Lilly Tomlin once said that the problem with the “rat race” was the “even if you win, you’re still a rat.” My brother and I were very competitive. He would try to argue or wrestle with me as a kid growing up. My dad’s response, whenever we were deep in the throes of battle, was to sing (badly) the words to the Ken-L Ration commercial (which neither of us had never heard before). We are in a competitive culture, whether we need to be or not. There is a competition for everything it seems. There are sports added to the Olympics every 4 years. The X Games showcase more games just to keep up with the Olympics. There are beauty contests for children, a show for every animal it seems, and our cable providers keep adding new channels devoted to specific sports because the Big 4 networks can’t handle them all and keep us entertained with talk shows, which themselves compete for who can get the bigger ratings/anger producing content. The biggest problems develop when we become competitive in those areas that really matter, faith, friends, and family.

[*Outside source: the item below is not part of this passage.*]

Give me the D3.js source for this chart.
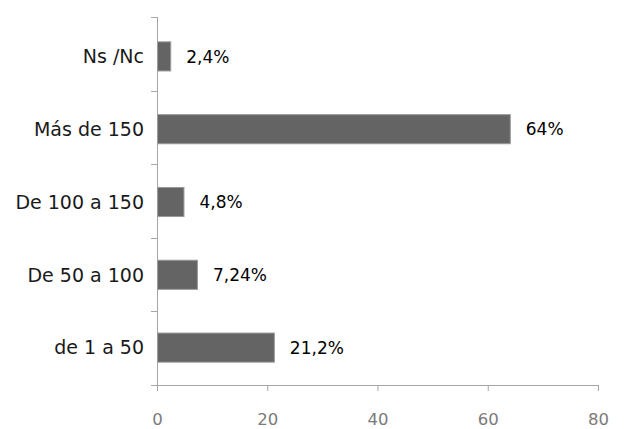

Throughout the Gospels, there are accounts of the disciples jockeying for position, and each time Jesus calls them on it and puts it aside. The last one is found in John 21:15-23. It is set in two parts, the first being Peter’s “reinstatement” as a disciple… as though being a follower was a job, and he got fired. It stems from Peter’s belief system that made him stand prideful as the greatest of the disciples, claiming even if everyone else left, he would not turn, and now he feels the least worthy because of his denial of Christ. Even now, Peter claims he loves Jesus more than the rest. But the moment of comparison and competition comes from Peter pointing at John, “The Beloved Disciple”, and asking about Jesus’ plans for John. Peter is told that it is not his concern what happens to John, or anyone else for that matter. Essentially, Peter’s reinstatement is to renew Christ’s commitment to him, not a promotion to being God.
Competition is great if it causes us to be better than we were, but when we strive only to be better than someone else, we can find ourselves lowering our expectation of ourselves based on other’s behaviors and beliefs instead of holding ourselves to the standard God sets for us through Christ. We live in a world that looks at what is common and equates that with “the norm”. It has led to mistaking Christ’s acceptance of us regardless of sin for acceptance of our sin. If we set our eyes on others, even other disciples, and determine that we are as good or better than them, we set ourselves up for a rude awakening when we find out that our salvation, forgiveness, and life’s choices will not be based on how our lives compare to each other, but how our life was in Christ and His life is how we patterned our thoughts, speech, actions, and attitudes.
We tend run our lives like a “wiener dog” race. We get all wound up, leave the gate looking ridiculous and our progress is more laughable than laudable. Instead of competing and comparing how far we can get by ourselves in life, our example of how to live might be better illustrated by dog sled races. While there has to be a lead dog, he is simply one of the dogs put in front to take direction. He is not any stronger, smarter, or loved more than the other dogs. It is just chosen to be in the lead because one of them has to be. In reality, I doubt the dog knows anything except that he is part of the pack and their goal is to please their master and go where he directs them to go. If we are called by God to live as Christ, bearing others burdens, and seeking to save those who are lost, we soon may realize that those who stand next to us are not our competition, they are part of Christ, just as we are.
Is my standard for living Christ or just being like or better than my neighbor?
Do I strive to be the best I can be for Christ, or for the praise of others?
Do I use my gifts and skills to assist others in their faith, or only to benefit my own life?